— START INPUT RECORDS —

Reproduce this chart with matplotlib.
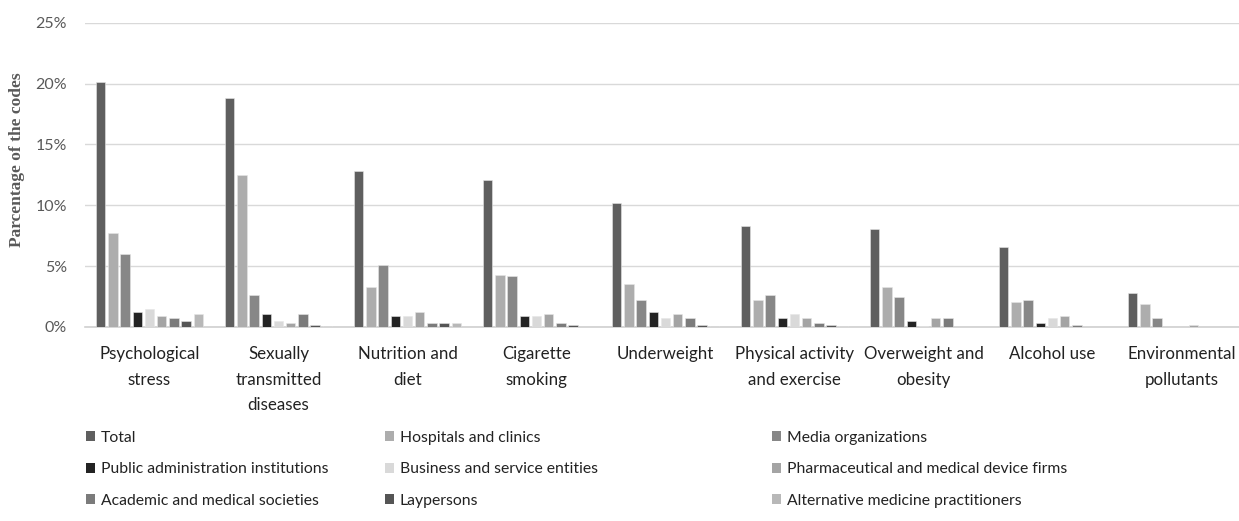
import numpy as np
import matplotlib
matplotlib.use("Agg")
import matplotlib.pyplot as plt
from matplotlib.patches import Patch
from matplotlib.ticker import FuncFormatter

categories = ["Psychological\nstress", "Sexually\ntransmitted\ndiseases", "Nutrition and\ndiet",
              "Cigarette\nsmoking", "Underweight", "Physical activity\nand exercise",
              "Overweight and\nobesity", "Alcohol use", "Environmental\npollutants"]

series_names = ["Total", "Hospitals and clinics", "Media organizations",
                "Public administration institutions", "Business and service entities",
                "Pharmaceutical and medical device firms", "Academic and medical societies",
                "Laypersons", "Alternative medicine practitioners"]

total = [20.1, 18.8, 12.8, 12.1, 10.2, 8.3, 8.05, 6.6, 2.8]
hospitals = [7.7, 12.45, 3.3, 4.3, 3.55, 2.2, 3.3, 2.05, 1.85]
media = [6.0, 2.6, 5.1, 4.15, 2.2, 2.6, 2.45, 2.2, 0.75]
public_admin = [1.25, 1.1, 0.9, 0.9, 1.25, 0.75, 0.5, 0.35, 0]
business = [1.5, 0.5, 0.9, 0.9, 0.75, 1.1, 0.1, 0.75, 0]
pharma = [0.9, 0.35, 1.25, 1.1, 1.1, 0.75, 0.75, 0.9, 0.15]
academic = [0.75, 1.1, 0.35, 0.35, 0.75, 0.35, 0.75, 0.15, 0]
laypersons = [0.5, 0.15, 0.35, 0.15, 0.15, 0.15, 0, 0, 0]
alternative = [1.1, 0.1, 0.35, 0, 0.1, 0.1, 0, 0, 0]

series = [total, hospitals, media, public_admin, business, pharma, academic, laypersons, alternative]
colors = ["#5f5f5f", "#adadad", "#878787", "#232323", "#d9d9d9",
          "#a4a4a4", "#7b7b7b", "#555555", "#b8b8b8"]

plt.rcParams['font.family'] = ['Lato', 'DejaVu Sans']

fig = plt.figure(figsize=(12.39, 5.21), dpi=100)
# axes run a bit past the right edge, like the cropped original
ax = fig.add_axes([85 / 1239, 1 - 327 / 521, 1161 / 1239, 304.3 / 521])

x = np.arange(len(categories))
step = 0.0946
width = 0.072
for i, (vals, name, c) in enumerate(zip(series, series_names, colors)):
    ax.bar(x + (i - 4) * step, vals, width, color=c, label=name,
           edgecolor="#e6e6e6", linewidth=0.4, zorder=3)

ax.set_xlim(-0.5, len(categories) - 0.5)
ax.set_ylim(0, 25)
ax.set_yticks([0, 5, 10, 15, 20, 25])
ax.yaxis.set_major_formatter(FuncFormatter(lambda v, p: f"{v:.0f}%"))
ax.grid(axis="y", color="#d9d9d9", linewidth=1, zorder=0)
for s in ["top", "right", "left"]:
    ax.spines[s].set_visible(False)
ax.spines["bottom"].set_color("#d0d0d0")
ax.spines["bottom"].set_linewidth(1.2)
ax.tick_params(axis="y", length=0, pad=13, labelsize=11.5, labelcolor="#595959")
ax.tick_params(axis="x", length=0, pad=14, labelsize=12.2, labelcolor="#222222")
ax.set_xticks(x)
ax.set_xticklabels(categories, linespacing=1.72)

ax.set_ylabel("Parcentage of the codes", family=["Liberation Serif", "DejaVu Serif"],
              fontweight="bold", fontsize=12.5, color="#595959")
ax.yaxis.set_label_coords(-60 / 1161, (327 - 160) / 304.3)

# legend: three columns, filled row by row
xs = [86, 385, 772]
for col in range(3):
    idx = [col, col + 3, col + 6]
    handles = [Patch(facecolor=colors[k], edgecolor="none") for k in idx]
    fig.legend(handles, [series_names[k] for k in idx], loc="upper left",
               bbox_to_anchor=(xs[col] / 1239, 1 - 431 / 521), frameon=False,
               borderpad=0, borderaxespad=0, handlelength=0.6, handleheight=0.6,
               handletextpad=0.35, labelspacing=1.1, fontsize=11.3,
               labelcolor="#222222")

fig.savefig("out.png", dpi=100)
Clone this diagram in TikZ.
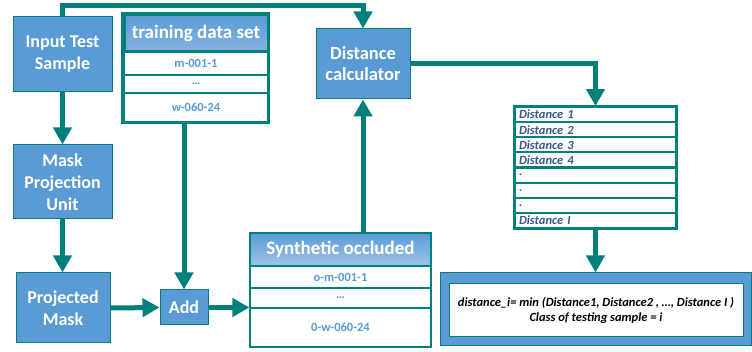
\documentclass[tikz,border=0pt]{standalone}
\usepackage{fontspec}
\setmainfont{Carlito}
\usetikzlibrary{arrows.meta,calc}
\definecolor{teal1}{RGB}{0,128,122}
\definecolor{blu}{RGB}{91,155,213}
\definecolor{lblu}{RGB}{160,197,232}
\definecolor{dtxt}{RGB}{56,88,140}
\begin{document}
\begin{tikzpicture}[x=1pt,y=-1pt,
  blubox/.style={draw=teal1, line width=1pt, fill=blu, text=white, font=\fontsize{18}{22}\selectfont\bfseries, align=center, inner sep=0pt},
  cell/.style={draw=teal1, line width=1.2pt, fill=white, text=blu, font=\fontsize{12.5}{14}\selectfont\bfseries, inner sep=0pt},
  head/.style={draw=teal1, line width=1.2pt, top color=blu, bottom color=lblu, text=white, font=\fontsize{19}{21}\selectfont\bfseries, inner sep=0pt},
  dcell/.style={draw=teal1, line width=2pt, fill=white, text=dtxt, font=\fontsize{12.5}{13}\selectfont\bfseries\itshape, inner sep=0pt, minimum width=161pt, minimum height=15.1pt, text width=153pt, align=left},
  arr/.style={draw=teal1, line width=5pt, -{Triangle[width=18pt,length=17pt]}}
]
\useasboundingbox[fill=white] (0,0) rectangle (752,352);

% blue boxes
\node[blubox, minimum width=99pt, minimum height=75pt] (input) at (62.5,54.5) {Input Test\\Sample};
\node[blubox, minimum width=99pt, minimum height=74pt] (mask) at (62.5,182) {Mask\\Projection\\Unit};
\node[blubox, minimum width=94pt, minimum height=70pt] (proj) at (63,308) {Projected\\Mask};
\node[blubox, minimum width=48pt, minimum height=35pt] (add) at (184,307.5) {Add};
\node[blubox, minimum width=94pt, minimum height=70pt, font=\fontsize{18.5}{21}\selectfont\bfseries] (calc) at (363,64) {Distance\\calculator};

% training data set table
\node[head, line width=3pt, top color=blu, bottom color=blu!75!white, minimum width=144pt, minimum height=37pt] (trh) at (196,33.5) {training data set};
\node[cell, minimum width=144pt, minimum height=23pt] (tr1) at (196,63.5) {m-001-1};
\node[cell, minimum width=144pt, minimum height=18pt] (tr2) at (196,84) {…};
\node[cell, minimum width=144pt, minimum height=29pt] (tr3) at (196,107.5) {w-060-24};
\draw[teal1, line width=3pt] (trh.north west) rectangle (tr3.south east);

% synthetic occluded table
\node[head, minimum width=181pt, minimum height=33pt] (syh) at (340.5,249.5) {Synthetic occluded};
\node[cell, minimum width=181pt, minimum height=22pt] (sy1) at (340.5,277) {o-m-001-1};
\node[cell, minimum width=181pt, minimum height=20pt] (sy2) at (340.5,298) {…};
\node[cell, minimum width=181pt, minimum height=39pt] (sy3) at (340.5,327.5) {0-w-060-24};

% distance list
\foreach \i/\t in {1/Distance 1,2/Distance 2,3/Distance 3,4/Distance 4,5/.,6/.,7/.,8/Distance I}{
  \node[dcell] (d\i) at (595.5,{107+15.125*(\i-0.5)}) {\t};
}
\draw[teal1, line width=2.5pt] (d1.north west) rectangle (d8.south east);

% result box
\node[draw=teal1, line width=1pt, fill=blu, minimum width=311pt, minimum height=73pt, inner sep=0pt] (res) at (595.5,309.5) {};
\node[draw=teal1, line width=1pt, fill=white, minimum width=294pt, minimum height=53pt, align=center, inner sep=0pt,
  font=\fontsize{12.5}{15}\selectfont\bfseries\itshape] (resin) at (596,310.5)
  {distance\_i= min (Distance1, Distance2 , …, Distance I )\\Class of testing sample = i};

% connectors
\draw[arr] (input.north) -- ++(0,-11) -| (calc.north);
\draw[arr] (input.south) -- (mask.north);
\draw[arr] (mask.south) -- (mask.south |- proj.north);
\draw[arr] (proj.east) -- (add.west);
\draw[arr] (add.north |- tr3.south) -- (add.north);
\draw[arr] (add.east) -- (add.east -| sy2.west);
\draw[arr] (calc.south |- syh.north) -- (calc.south);
\draw[arr] (calc.east) -| (d1.north);
\draw[arr] (d8.south) -- (res.north);
\end{tikzpicture}
\end{document}
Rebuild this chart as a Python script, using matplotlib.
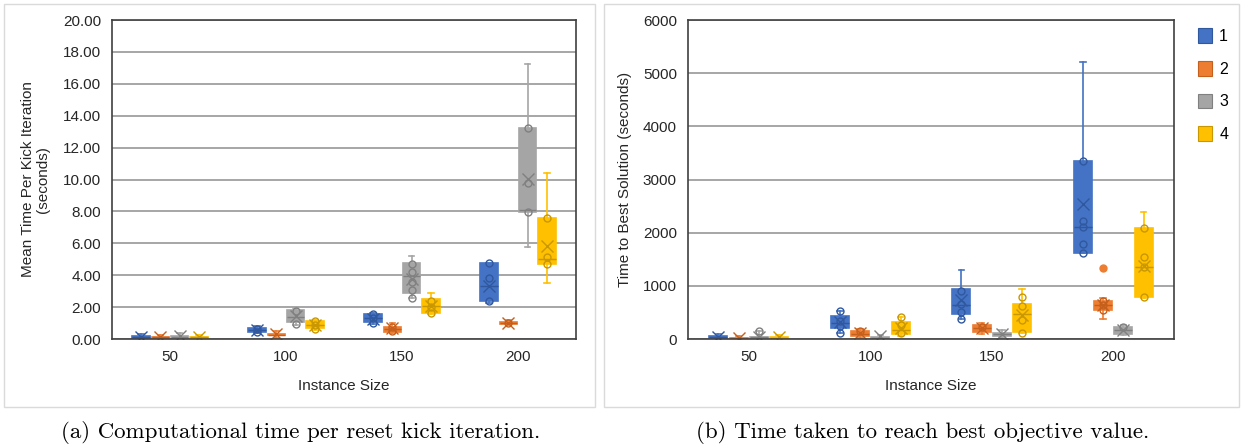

— END INPUT RECORDS —

## WHAT IS EXPECTED
From the listing above, copy every line that includes the word "chart".

## RESPONSE TO THIS EXERCISE
Reproduce this chart with matplotlib.
Rebuild this chart as a Python script, using matplotlib.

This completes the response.